If only I can know that in eighteen months, as I chant mindlessly while slicing a banana for my baby (now toddler), she will begin to giggle. She will be standing on a step stool, cheeks at counter height and eyes fixed on her snack, body pressed into mine as she strains one hand forward, eager to peel the fruit “me self!”, now a common refrain. Her outstretched hand, the scent of overripe fruit, and her newfound peeling skills will call to mind the Chinese rhyme I learned in childhood:
小姐小姐别生气, | Young lady, young lady, don’t get upset. |
明天带你去看戏. | Tomorrow I’ll bring you to watch a play. |
我坐椅子, 你做地. | I’ll take the chair and you’ll take the floor. |
我吃香蕉,你吃皮. | I’ll eat the banana and you’ll eat the peel. |
Chinese will have drifted in and out of our lives over the past year and a half, some weeks present for decent chunks of her non-daycare days, some weeks discernible only in my guilt and stuttering half-sentence attempts at revival.
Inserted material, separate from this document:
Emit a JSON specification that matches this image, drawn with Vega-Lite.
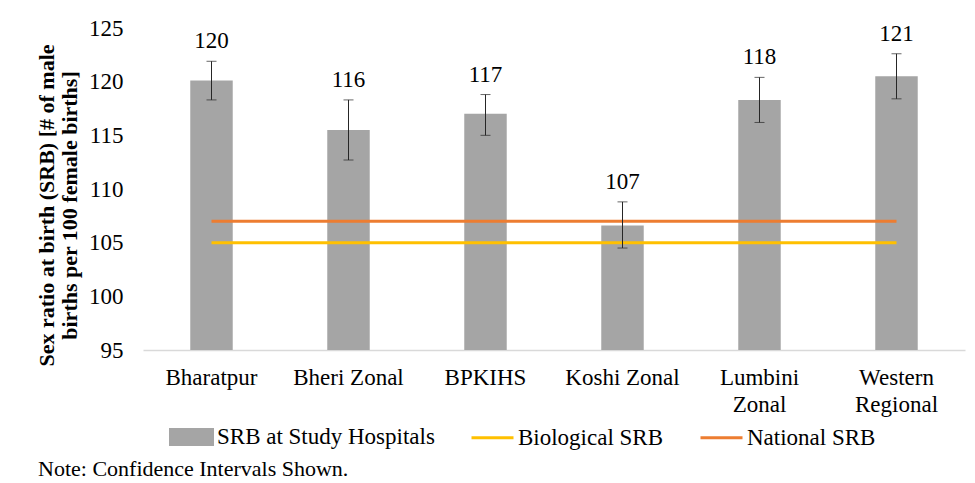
{
  "$schema": "https://vega.github.io/schema/vega-lite/v6.json",
  "autosize": {"type": "none"},
  "width": 822,
  "height": 322,
  "padding": {"left": 143, "top": 28, "right": 10, "bottom": 133},
  "background": "white",
  "config": {
    "font": "Liberation Serif",
    "view": {"stroke": null},
    "axis": {"labelColor": "black", "titleColor": "black", "labelFont": "Liberation Serif", "titleFont": "Liberation Serif"},
    "legend": {"labelFont": "Liberation Serif"},
    "title": {"font": "Liberation Serif"}
  },
  "title": {
    "text": "Note: Confidence Intervals Shown.",
    "orient": "bottom",
    "anchor": "start",
    "frame": "group",
    "dx": -105,
    "offset": 8,
    "fontSize": 22,
    "fontWeight": "normal",
    "color": "black"
  },
  "datasets": {
    "hosp": [
      {"hospital": "Bharatpur", "srb": 120.1, "lower": 118.3, "upper": 121.9, "label": "120"},
      {"hospital": "Bheri Zonal", "srb": 115.5, "lower": 112.7, "upper": 118.3, "label": "116"},
      {"hospital": "BPKIHS", "srb": 117.0, "lower": 115.0, "upper": 118.8, "label": "117"},
      {"hospital": "Koshi Zonal", "srb": 106.6, "lower": 104.5, "upper": 108.8, "label": "107"},
      {"hospital": "Lumbini Zonal", "srb": 118.3, "lower": 116.2, "upper": 120.4, "label": "118"},
      {"hospital": "Western Regional", "srb": 120.5, "lower": 118.4, "upper": 122.6, "label": "121"}
    ],
    "refs": [
      {"hospital": "Bharatpur", "series": "Biological SRB", "value": 105},
      {"hospital": "Bheri Zonal", "series": "Biological SRB", "value": 105},
      {"hospital": "BPKIHS", "series": "Biological SRB", "value": 105},
      {"hospital": "Koshi Zonal", "series": "Biological SRB", "value": 105},
      {"hospital": "Lumbini Zonal", "series": "Biological SRB", "value": 105},
      {"hospital": "Western Regional", "series": "Biological SRB", "value": 105},
      {"hospital": "Bharatpur", "series": "National SRB", "value": 107},
      {"hospital": "Bheri Zonal", "series": "National SRB", "value": 107},
      {"hospital": "BPKIHS", "series": "National SRB", "value": 107},
      {"hospital": "Koshi Zonal", "series": "National SRB", "value": 107},
      {"hospital": "Lumbini Zonal", "series": "National SRB", "value": 107},
      {"hospital": "Western Regional", "series": "National SRB", "value": 107}
    ]
  },
  "encoding": {
    "x": {
      "field": "hospital",
      "type": "nominal",
      "sort": ["Bharatpur", "Bheri Zonal", "BPKIHS", "Koshi Zonal", "Lumbini Zonal", "Western Regional"],
      "scale": {"paddingInner": 0.69, "paddingOuter": 0.345},
      "axis": {
        "title": null,
        "labelAngle": 0,
        "labelFontSize": 23,
        "labelPadding": 16,
        "labelLineHeight": 27,
        "ticks": false,
        "domainColor": "#D9D9D9",
        "domainWidth": 1.5,
        "labelExpr": "datum.value == 'Lumbini Zonal' ? ['Lumbini', 'Zonal'] : datum.value == 'Western Regional' ? ['Western', 'Regional'] : datum.label"
      }
    }
  },
  "layer": [
    {
      "data": {"name": "hosp"},
      "mark": {"type": "bar", "color": "#A5A5A5", "clip": true},
      "encoding": {
        "y": {
          "field": "srb",
          "type": "quantitative",
          "scale": {"domain": [95, 125], "zero": false, "nice": false},
          "axis": {
            "values": [95, 100, 105, 110, 115, 120, 125],
            "grid": false,
            "domain": false,
            "ticks": false,
            "labelFontSize": 23,
            "labelPadding": 20,
            "title": ["Sex ratio at birth (SRB) [# of male", "births per 100 female births]"],
            "titleFontSize": 22,
            "titleFontWeight": "bold",
            "titlePadding": 7,
            "titleLineHeight": 23,
            "titleY": 177
          }
        },
        "color": {
          "datum": "SRB at Study Hospitals",
          "type": "nominal",
          "scale": {
            "domain": ["SRB at Study Hospitals", "Biological SRB", "National SRB"],
            "range": ["#A5A5A5", "#FFC000", "#ED7D31"]
          },
          "legend": {
            "title": null,
            "orient": "none",
            "direction": "horizontal",
            "legendX": 26,
            "legendY": 386,
            "padding": 0,
            "columnPadding": 30,
            "labelFontSize": 23,
            "labelColor": "black",
            "labelLimit": 0,
            "labelOffset": 3,
            "symbolSize": 1764,
            "symbolStrokeWidth": 3,
            "encode": {
              "symbols": {
                "update": {
                  "shape": {"signal": "datum.value === 'SRB at Study Hospitals' ? 'M-1,-0.36H1V0.36H-1Z' : 'M-1,0H1'"},
                  "fill": {"signal": "datum.value === 'SRB at Study Hospitals' ? '#A5A5A5' : 'transparent'"},
                  "stroke": {"signal": "datum.value === 'Biological SRB' ? '#FFC000' : datum.value === 'National SRB' ? '#ED7D31' : 'transparent'"},
                  "strokeWidth": {"value": 3},
                  "opacity": {"value": 1}
                }
              }
            }
          }
        }
      }
    },
    {
      "data": {"name": "refs"},
      "mark": {"type": "line", "strokeWidth": 3},
      "encoding": {
        "y": {"field": "value", "type": "quantitative"},
        "color": {"field": "series", "type": "nominal", "title": null}
      }
    },
    {
      "data": {"name": "hosp"},
      "mark": {"type": "rule", "color": "#262626", "strokeWidth": 1},
      "encoding": {
        "y": {"field": "lower", "type": "quantitative"},
        "y2": {"field": "upper"}
      }
    },
    {
      "data": {"name": "hosp"},
      "mark": {"type": "tick", "color": "#262626", "size": 10, "thickness": 1, "orient": "horizontal"},
      "encoding": {
        "y": {"field": "lower", "type": "quantitative"}
      }
    },
    {
      "data": {"name": "hosp"},
      "mark": {"type": "tick", "color": "#262626", "size": 10, "thickness": 1, "orient": "horizontal"},
      "encoding": {
        "y": {"field": "upper", "type": "quantitative"}
      }
    },
    {
      "data": {"name": "hosp"},
      "mark": {"type": "text", "baseline": "middle", "dy": -20, "fontSize": 23, "color": "black"},
      "encoding": {
        "y": {"field": "upper", "type": "quantitative"},
        "text": {"field": "label"}
      }
    }
  ]
}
Yet in this moment, as the final syllable rolls out of my mouth, she will begin to giggle. Not her usual barking full-throated shriek of unencumbered delight, but a gentle rolling laugh. A quiet joy. Her laughter will be fragrant with possibility—of new inside jokes, spoken in the language I have loved most my life and to which her relationship remains unwritten.
Comments
2 comments have been posted.
Who knew that the details of a diaper change could take me back thirty years like it was yesterday! The crinkle of the plastic, the tiny sounds coming from tiny gestures… I saw myself in that rarified time of my children's lives, and I melted. I also loved the way you held a light thread of tension over the unexpected responses--or lack of them--as your daughter processed the change in routine. What it brought home to me so poignantly was that unspoken, inevitable separation of children from their parents. But you told it in ways that had me on the edge of my seat! Such good writing, such a pleasure to read. More, please!
Donna Moriarty | April 2024 | Ossining, New York
Jessica, I admire your exploration of these limbic spaces: descending from immigrants, the search for self in a new language and self-centric culture, and the tug between the longing for connection with one's child and the duty to equip them with the tools of independence--and ultimate separation. You deliver it all with surprising details and lyrical turns that make it very easy to hang out with your probing voice. Thank you for giving me a more nuanced understanding of language/culture gaps and motherhood.